What Ong calls "the interiorization of print" allows for an emphasis on introspection. Hence, the flat characters of oral cultures are replaced by the round characters worshipped by literate ones. Ong suggests that "the development of modern depth psychology parallels the development of the character in drama and the novel, both depending on the inward turning of the psyche produced by writing and intensified by print" (154-5). In the 20th century especially, the "literary" novel's association with the genre of realism was widely perceived as natural; novels that were not "realistic" were relegated to the ranks of science fiction, fantasy, and other popular genres.

Why not an Orate Education?

While not central to the book, Ong's study has pedagogical implications. Because literacy standards remain the benchmark for assessing student performance, it is possible for remarkably gifted but "orate" students to fall to the wayside. And yet, orality has not been usurped by literacy completely and still plays an important role in high-tech societies where success is often associated with vocal and communicative savvy.
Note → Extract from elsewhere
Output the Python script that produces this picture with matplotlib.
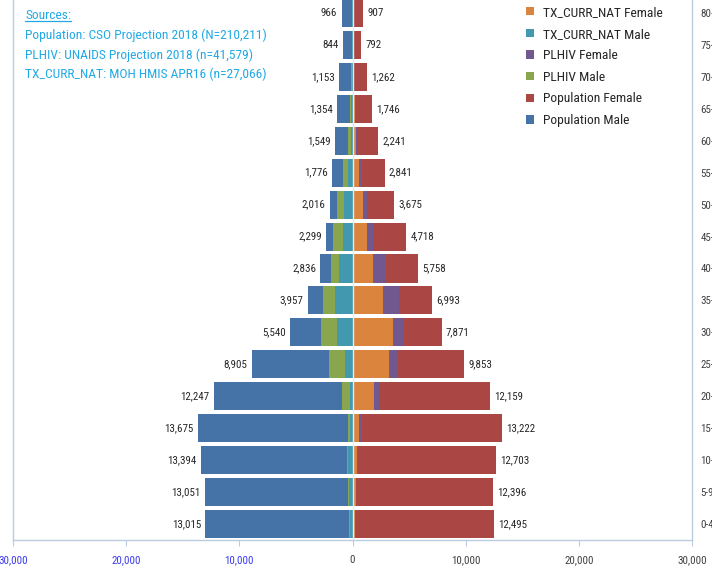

Clearly, a high premium is placed on the ability to express oneself orally in Western culture. School systems, however, continue to operate on the assumption that facility with skills essential to writing and reading (and, hence, "critical thinking") are the highest achievements of education. Ong's study warrants a critical examination of such assumptions.

Ong, Walter J. Orality and Literacy: The Technologizing of the Word. (New Accent Series, Terrence Hawkes, ed.) New York: Routledge, 1982.